Exclusive Steve Wozniak says he’s “a fan” of the cloud, yet he’s still worried about what could happen if consumers and companies don’t back things up locally.
This may come as something of a surprise to the tech fraternity, for whom the general consensus was that Woz wasn’t too keen on cloud – to put it politely.
Last August, after a showing of the Mike Daisey monologue ‘The Agony and Ecstasy of Steve Jobs’, Wozniak was quoted as telling a packed theatre audience: “I think cloud’s going to be horrendous. I think there are going to be a lot of horrible problems in the next five years.”
Yet 12 months on the Apple co-founder, who is speaking at Apps World Europe in October, said that the position was “unclear” and things needed to be clarified.

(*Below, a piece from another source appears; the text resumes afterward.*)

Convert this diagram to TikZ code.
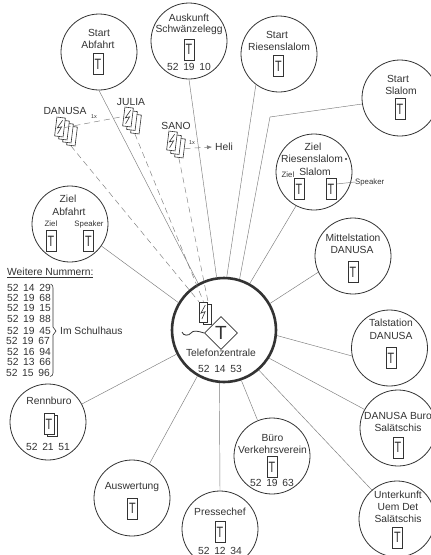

“I am actually a fan,” Wozniak told CloudTech. “The advantages of the cloud cannot be turned back.
“As the cloud evolves, there are things that can be done that are, let’s say, nice to the users and not – and I don’t think we’re taking enough time to make things nice to the users.
“The problems of the cloud are going to come out to more and more people when there are failures,” he added.
What are these problems? According to Wozniak, loss of data, data ownership, lack of always-on connectivity and not knowing who’s looking at what are the biggest issues surrounding cloud.
The latter is not a huge surprise, given the damaging NSA PRISM revelations which have swamped the press since June.
In August the Information Technology and Innovation Foundation (ITIF), citing an earlier report from the Cloud Security Alliance, forecast that the US cloud computing industry could lose up to $35bn (£21.9bn) due to reneged market share.
And in an interview with Piers Morgan, Wozniak admitted he felt “a little guilty, but not totally” about helping create the technology which has led to such chaos.
Wozniak’s advice, therefore, is to make sure you’ve got a solid amount of cloud and legacy.
“I like the mixture of the two, and I don’t want to see it go all the way away from your local backup, local songs, local TV shows right on your machine,” he explained.
It’s a message that the Apple co-founder wants to spread – and he feels it has wide ranging significance for the IT and app community.
“If more people are aware of [these dangers], then they’ll put pressure on manufacturers, app writers and app developers [and say] ‘Hey, give us some local protection too’, or tell us,” Wozniak said.
“I worry that those problems are going to come to people’s attention – but it doesn’t mean the cloud is bad,” he added.